Start of DATA SEGMENT

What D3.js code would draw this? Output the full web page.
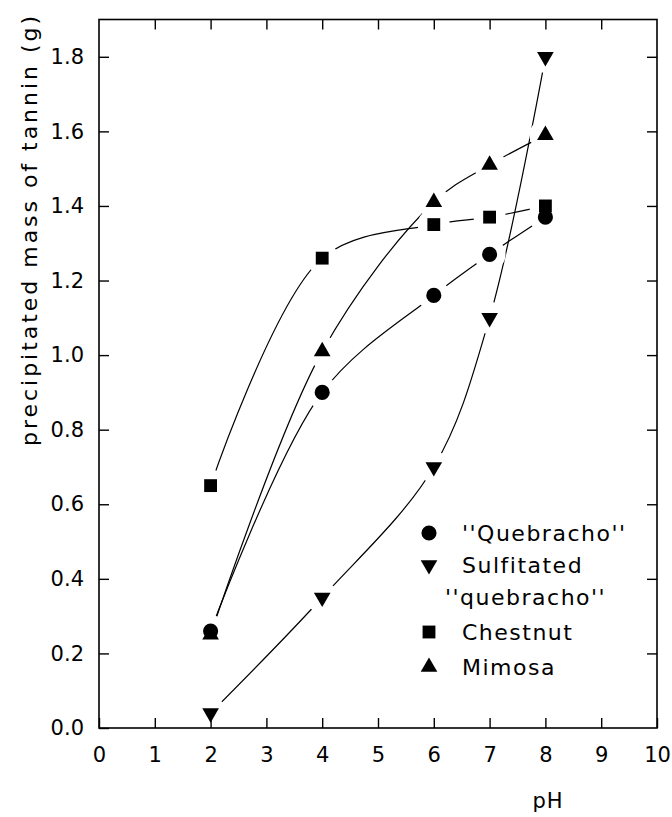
<!DOCTYPE html>
<html>
<head>
<meta charset="utf-8">
<script src="https://cdn.jsdelivr.net/npm/d3@7"></script>
<style>
  html, body { margin: 0; padding: 0; background: #fff; }
  svg { display: block; font-family: "DejaVu Sans", sans-serif; }
</style>
</head>
<body>
<svg id="chart" width="672" height="817"></svg>
<script>
// ---- data ----
const phValues   = [2, 4, 6, 7, 8];
const quebracho  = [0.26, 0.90, 1.16, 1.27, 1.37];
const sulfitated = [0.04, 0.35, 0.70, 1.10, 1.80];
const chestnut   = [0.65, 1.26, 1.35, 1.37, 1.40];
const mimosa     = [0.25, 1.01, 1.41, 1.51, 1.59];
const seriesLabels = [["''Quebracho''"], ["Sulfitated", "''quebracho''"], ["Chestnut"], ["Mimosa"]];
const xTickValues = [0, 1, 2, 3, 4, 5, 6, 7, 8, 9, 10];
const yTickValues = [0, 0.2, 0.4, 0.6, 0.8, 1.0, 1.2, 1.4, 1.6, 1.8];
const xTitle = "pH";
const yTitle = "precipitated mass of tannin (g)";

const series = [
  { label: seriesLabels[0], values: quebracho,  symbol: d3.symbolCircle,   size: 180, rot: 0 },
  { label: seriesLabels[1], values: sulfitated, symbol: d3.symbolTriangle, size: 120, rot: 180 },
  { label: seriesLabels[2], values: chestnut,   symbol: d3.symbolSquare,   size: 165, rot: 0 },
  { label: seriesLabels[3], values: mimosa,     symbol: d3.symbolTriangle, size: 120, rot: 0 }
];

const svg = d3.select("#chart");
const x = d3.scaleLinear().domain([0, 10]).range([99, 657]);
const y = d3.scaleLinear().domain([0, 1.9]).range([728, 19.5]);

// curves
const line = d3.line()
  .x((d, i) => x(phValues[i]))
  .y(d => y(d))
  .curve(d3.curveCatmullRom);
const plot = svg.append("g");
series.forEach(s => {
  plot.append("path").attr("d", line(s.values))
    .attr("fill", "none").attr("stroke", "#000").attr("stroke-width", 1.2);
});
// white gaps around points
series.forEach(s => {
  s.values.forEach((v, i) => {
    plot.append("circle").attr("cx", x(phValues[i])).attr("cy", y(v)).attr("r", 16).attr("fill", "#fff");
  });
});

// axes (ticks inward on all four sides)
const gB = svg.append("g").attr("transform", `translate(0,${y(0)})`)
  .call(d3.axisBottom(x).tickValues(xTickValues).tickSize(-10).tickPadding(19).tickFormat(d3.format("d")));
const gL = svg.append("g").attr("transform", `translate(${x(0)},0)`)
  .call(d3.axisLeft(y).tickValues(yTickValues).tickSize(-10).tickPadding(15).tickFormat(d3.format(".1f")));
const gT = svg.append("g").attr("transform", `translate(0,${y(1.9)})`)
  .call(d3.axisTop(x).tickValues(xTickValues.slice(1, -1)).tickSize(-10).tickFormat(""));
const gR = svg.append("g").attr("transform", `translate(${x(10)},0)`)
  .call(d3.axisRight(y).tickValues(yTickValues.slice(1)).tickSize(-10).tickFormat(""));
[gB, gL, gT, gR].forEach(g => {
  g.select(".domain").remove();
  g.selectAll(".tick line").attr("stroke", "#000").attr("stroke-width", 1.4);
  g.selectAll(".tick text").attr("fill", "#000").attr("font-size", 21)
    .attr("font-family", "DejaVu Sans, sans-serif");
});

// frame
svg.append("rect")
  .attr("x", x(0)).attr("y", y(1.9))
  .attr("width", x(10) - x(0)).attr("height", y(0) - y(1.9))
  .attr("fill", "none").attr("stroke", "#000").attr("stroke-width", 1.6);

// markers
const marks = svg.append("g");
series.forEach(s => {
  const sym = d3.symbol().type(s.symbol).size(s.size);
  s.values.forEach((v, i) => {
    marks.append("path").attr("d", sym())
      .attr("transform", `translate(${x(phValues[i])},${y(v)}) rotate(${s.rot})`)
      .attr("fill", "#000");
  });
});

// legend
const legendRows = [533, 565, 632, 667];
const legend = svg.append("g");
series.forEach((s, k) => {
  const cy = legendRows[k];
  legend.append("path").attr("d", d3.symbol().type(s.symbol).size(s.size)())
    .attr("transform", `translate(429,${cy}) rotate(${s.rot})`).attr("fill", "#000");
  s.label.forEach((t, j) => {
    legend.append("text")
      .attr("x", j === 0 ? 462 : 445)
      .attr("y", cy + j * 32)
      .attr("dy", "0.36em")
      .attr("font-size", 22)
      .attr("letter-spacing", 1.5)
      .attr("fill", "#000")
      .text(t);
  });
});

// axis titles
svg.append("text")
  .attr("x", 548).attr("y", 808)
  .attr("text-anchor", "middle")
  .attr("font-size", 21).attr("letter-spacing", 1)
  .attr("fill", "#000")
  .text(xTitle);
svg.append("text")
  .attr("transform", "translate(37,231) rotate(-90)")
  .attr("text-anchor", "middle")
  .attr("font-size", 22)
  .attr("textLength", 430).attr("lengthAdjust", "spacing")
  .attr("fill", "#000")
  .text(yTitle);
</script>
</body>
</html>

End of DATA SEGMENT

EXERCISE INSTRUCTIONS
Write out every line above exactly as it is, leaving out the pictures.

COMPLETED TASK
What D3.js code would draw this? Output the full web page.
<!DOCTYPE html>
<html>
<head>
<meta charset="utf-8">
<script src="https://cdn.jsdelivr.net/npm/d3@7"></script>
<style>
  html, body { margin: 0; padding: 0; background: #fff; }
  svg { display: block; font-family: "DejaVu Sans", sans-serif; }
</style>
</head>
<body>
<svg id="chart" width="672" height="817"></svg>
<script>
// ---- data ----
const phValues   = [2, 4, 6, 7, 8];
const quebracho  = [0.26, 0.90, 1.16, 1.27, 1.37];
const sulfitated = [0.04, 0.35, 0.70, 1.10, 1.80];
const chestnut   = [0.65, 1.26, 1.35, 1.37, 1.40];
const mimosa     = [0.25, 1.01, 1.41, 1.51, 1.59];
const seriesLabels = [["''Quebracho''"], ["Sulfitated", "''quebracho''"], ["Chestnut"], ["Mimosa"]];
const xTickValues = [0, 1, 2, 3, 4, 5, 6, 7, 8, 9, 10];
const yTickValues = [0, 0.2, 0.4, 0.6, 0.8, 1.0, 1.2, 1.4, 1.6, 1.8];
const xTitle = "pH";
const yTitle = "precipitated mass of tannin (g)";

const series = [
  { label: seriesLabels[0], values: quebracho,  symbol: d3.symbolCircle,   size: 180, rot: 0 },
  { label: seriesLabels[1], values: sulfitated, symbol: d3.symbolTriangle, size: 120, rot: 180 },
  { label: seriesLabels[2], values: chestnut,   symbol: d3.symbolSquare,   size: 165, rot: 0 },
  { label: seriesLabels[3], values: mimosa,     symbol: d3.symbolTriangle, size: 120, rot: 0 }
];

const svg = d3.select("#chart");
const x = d3.scaleLinear().domain([0, 10]).range([99, 657]);
const y = d3.scaleLinear().domain([0, 1.9]).range([728, 19.5]);

// curves
const line = d3.line()
  .x((d, i) => x(phValues[i]))
  .y(d => y(d))
  .curve(d3.curveCatmullRom);
const plot = svg.append("g");
series.forEach(s => {
  plot.append("path").attr("d", line(s.values))
    .attr("fill", "none").attr("stroke", "#000").attr("stroke-width", 1.2);
});
// white gaps around points
series.forEach(s => {
  s.values.forEach((v, i) => {
    plot.append("circle").attr("cx", x(phValues[i])).attr("cy", y(v)).attr("r", 16).attr("fill", "#fff");
  });
});

// axes (ticks inward on all four sides)
const gB = svg.append("g").attr("transform", `translate(0,${y(0)})`)
  .call(d3.axisBottom(x).tickValues(xTickValues).tickSize(-10).tickPadding(19).tickFormat(d3.format("d")));
const gL = svg.append("g").attr("transform", `translate(${x(0)},0)`)
  .call(d3.axisLeft(y).tickValues(yTickValues).tickSize(-10).tickPadding(15).tickFormat(d3.format(".1f")));
const gT = svg.append("g").attr("transform", `translate(0,${y(1.9)})`)
  .call(d3.axisTop(x).tickValues(xTickValues.slice(1, -1)).tickSize(-10).tickFormat(""));
const gR = svg.append("g").attr("transform", `translate(${x(10)},0)`)
  .call(d3.axisRight(y).tickValues(yTickValues.slice(1)).tickSize(-10).tickFormat(""));
[gB, gL, gT, gR].forEach(g => {
  g.select(".domain").remove();
  g.selectAll(".tick line").attr("stroke", "#000").attr("stroke-width", 1.4);
  g.selectAll(".tick text").attr("fill", "#000").attr("font-size", 21)
    .attr("font-family", "DejaVu Sans, sans-serif");
});

// frame
svg.append("rect")
  .attr("x", x(0)).attr("y", y(1.9))
  .attr("width", x(10) - x(0)).attr("height", y(0) - y(1.9))
  .attr("fill", "none").attr("stroke", "#000").attr("stroke-width", 1.6);

// markers
const marks = svg.append("g");
series.forEach(s => {
  const sym = d3.symbol().type(s.symbol).size(s.size);
  s.values.forEach((v, i) => {
    marks.append("path").attr("d", sym())
      .attr("transform", `translate(${x(phValues[i])},${y(v)}) rotate(${s.rot})`)
      .attr("fill", "#000");
  });
});

// legend
const legendRows = [533, 565, 632, 667];
const legend = svg.append("g");
series.forEach((s, k) => {
  const cy = legendRows[k];
  legend.append("path").attr("d", d3.symbol().type(s.symbol).size(s.size)())
    .attr("transform", `translate(429,${cy}) rotate(${s.rot})`).attr("fill", "#000");
  s.label.forEach((t, j) => {
    legend.append("text")
      .attr("x", j === 0 ? 462 : 445)
      .attr("y", cy + j * 32)
      .attr("dy", "0.36em")
      .attr("font-size", 22)
      .attr("letter-spacing", 1.5)
      .attr("fill", "#000")
      .text(t);
  });
});

// axis titles
svg.append("text")
  .attr("x", 548).attr("y", 808)
  .attr("text-anchor", "middle")
  .attr("font-size", 21).attr("letter-spacing", 1)
  .attr("fill", "#000")
  .text(xTitle);
svg.append("text")
  .attr("transform", "translate(37,231) rotate(-90)")
  .attr("text-anchor", "middle")
  .attr("font-size", 22)
  .attr("textLength", 430).attr("lengthAdjust", "spacing")
  .attr("fill", "#000")
  .text(yTitle);
</script>
</body>
</html>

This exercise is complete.